With knowledge of the state of the art in 2023: The real problem of Itanium is that it can’t compete with OOO processors. I’ll give an example:
I wrote a bit of code taking four FP arguments, and running about 20 instructions with 40 cycles latency on an ARMApple M1. FP instructions have 4 cycles latency, you can dispatch 3 per cycle, so 120 ops are possible in those 40 cycles latency. All in a loop. The throughput was about one iteration every 8 cycles, 5 times faster, because of OOO processing. So without any particular cleverness in the compiler I got 20 flops in 8 cycle out of a theoretical 24.
On Itanium, in a loop that would take superhuman effort. Each loop would have to perform operations from five different loop iterations to cover the latency. That’s tough. You start with one op from iteration 1. Then the first op of iteration 2 and the second of iteration 1. Then 3 ops from 3 iterations, 4 ops from 4 iterations, five ops from five iterations, and then you iterate. But you also have to handle the case of 1, 2, 3 or 4 iterations only. And if there is a branch in your loop it is worse. But now consider there is no loop. You’ll have to find ops to fill the latency. Now consider your function returns. Nothing you can do now on the Itanium. You’re going to waste a lot of time. That Apple ARM processor will just do it for you. It can gather several hundred operations and do them when they are ready.
Now that was one feature. Itanium had several features of similar complexity. The processor just cannot keep up with a modern processor, no matter how good the compiler is.

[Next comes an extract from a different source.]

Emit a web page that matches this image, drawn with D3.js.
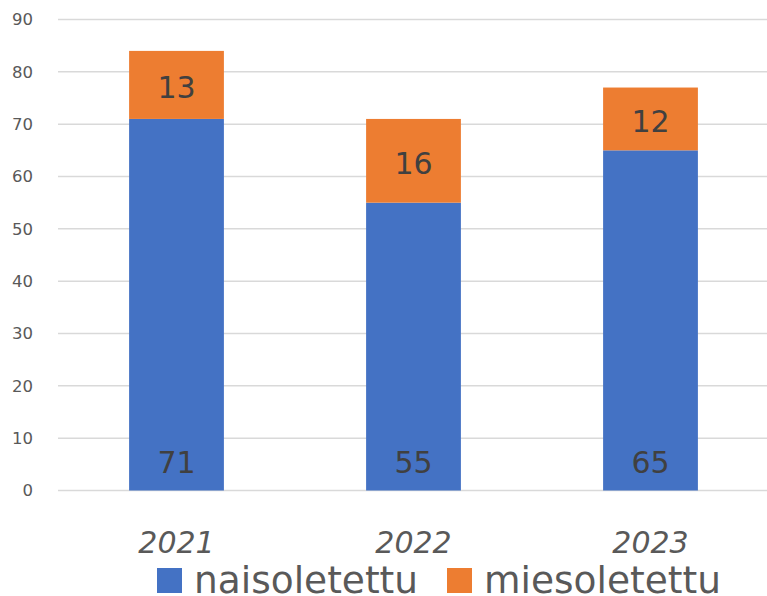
<!DOCTYPE html>
<meta charset="utf-8">
<html>
<head>
<style>
  body { margin: 0; background: #fff; }
  text { font-family: "DejaVu Sans", sans-serif; }
</style>
</head>
<body>
<div id="chart"></div>
<script src="https://d3js.org/d3.v7.min.js"></script>
<script>

  // Data
  var years = ["2021", "2022", "2023"];
  var naisoletettu = [71, 55, 65];
  var miesoletettu = [13, 16, 12];
  var seriesNames = ["naisoletettu", "miesoletettu"];
  var colors = ["#4472C4", "#ED7D31"];
  var yTicks = [0, 10, 20, 30, 40, 50, 60, 70, 80, 90];

  var W = 767, H = 596;
  var margin = {top: 19.5, right: 0, bottom: 105.5, left: 58};

  var svg = d3.select("#chart")
    .append("svg")
      .attr("width", W)
      .attr("height", H);

  var x = d3.scaleBand()
    .domain(years)
    .range([margin.left, margin.left + 237 * 3])
    .paddingInner(0.6)
    .paddingOuter(0.3);

  var y = d3.scaleLinear()
    .domain([0, 90])
    .range([H - margin.bottom, margin.top]);

  // Gridlines
  svg.append("g")
    .selectAll("line")
    .data(yTicks)
    .enter()
    .append("line")
      .attr("x1", margin.left)
      .attr("x2", W)
      .attr("y1", function(d) { return y(d); })
      .attr("y2", function(d) { return y(d); })
      .attr("stroke", "#D9D9D9")
      .attr("stroke-width", 1.5);

  // Y axis labels
  svg.append("g")
    .selectAll("text")
    .data(yTicks)
    .enter()
    .append("text")
      .attr("x", 33)
      .attr("y", function(d) { return y(d); })
      .attr("dy", "0.36em")
      .attr("text-anchor", "end")
      .attr("font-size", 16.5)
      .attr("fill", "#595959")
      .text(function(d) { return d; });

  // Stacked data
  var table = years.map(function(yr, i) {
    return {year: yr, naisoletettu: naisoletettu[i], miesoletettu: miesoletettu[i]};
  });
  var stacked = d3.stack().keys(seriesNames)(table);

  var layers = svg.append("g")
    .selectAll("g")
    .data(stacked)
    .enter()
    .append("g")
      .attr("fill", function(d, i) { return colors[i]; });

  layers.selectAll("rect")
    .data(function(d) { return d; })
    .enter()
    .append("rect")
      .attr("x", function(d) { return x(d.data.year); })
      .attr("width", x.bandwidth())
      .attr("y", function(d) { return y(d[1]); })
      .attr("height", function(d) { return y(d[0]) - y(d[1]); });

  // Labels: blue inside base, orange centered
  layers.each(function(s, si) {
    d3.select(this).selectAll("text")
      .data(s)
      .enter()
      .append("text")
        .attr("x", function(d) { return x(d.data.year) + x.bandwidth() / 2; })
        .attr("y", function(d) {
          return si === 0 ? y(d[0]) - 18 : (y(d[0]) + y(d[1])) / 2 + 2;
        })
        .attr("dy", si === 0 ? 0 : "0.36em")
        .attr("text-anchor", "middle")
        .attr("font-size", 30)
        .attr("fill", "#404040")
        .text(function(d) { return d[1] - d[0]; });
  });

  // X axis labels
  svg.append("g")
    .selectAll("text")
    .data(years)
    .enter()
    .append("text")
      .attr("x", function(d) { return x(d) + x.bandwidth() / 2; })
      .attr("y", 553)
      .attr("text-anchor", "middle")
      .attr("font-size", 30)
      .attr("font-style", "italic")
      .attr("fill", "#595959")
      .text(function(d) { return d; });

  // Legend
  var legend = svg.append("g");
  var lx = [157, 447];
  seriesNames.forEach(function(name, i) {
    legend.append("rect")
      .attr("x", lx[i])
      .attr("y", 568)
      .attr("width", 25)
      .attr("height", 25)
      .attr("fill", colors[i]);
    legend.append("text")
      .attr("x", lx[i] + 37)
      .attr("y", 593)
      .attr("font-size", 37.5)
      .attr("fill", "#595959")
      .text(name);
  });

</script>
</body>
</html>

What I do wonder is how much of the Itanium design could be used today. For example OOO execution on the ARMApple M1 is not perfect. If the available operations are close to the limit set by latency then you have delays, so handling two iterations of a loop could be beneficial. Instruction words of 32 bits might not be optimal. Maybe 128 bits = 3 times either a 42 or two 21 bit instruction would be better, plus two bits for hints. Maybe memory prefetch instructions would help. As long as code doesn’t have to be compiled for one specific model of the cpu.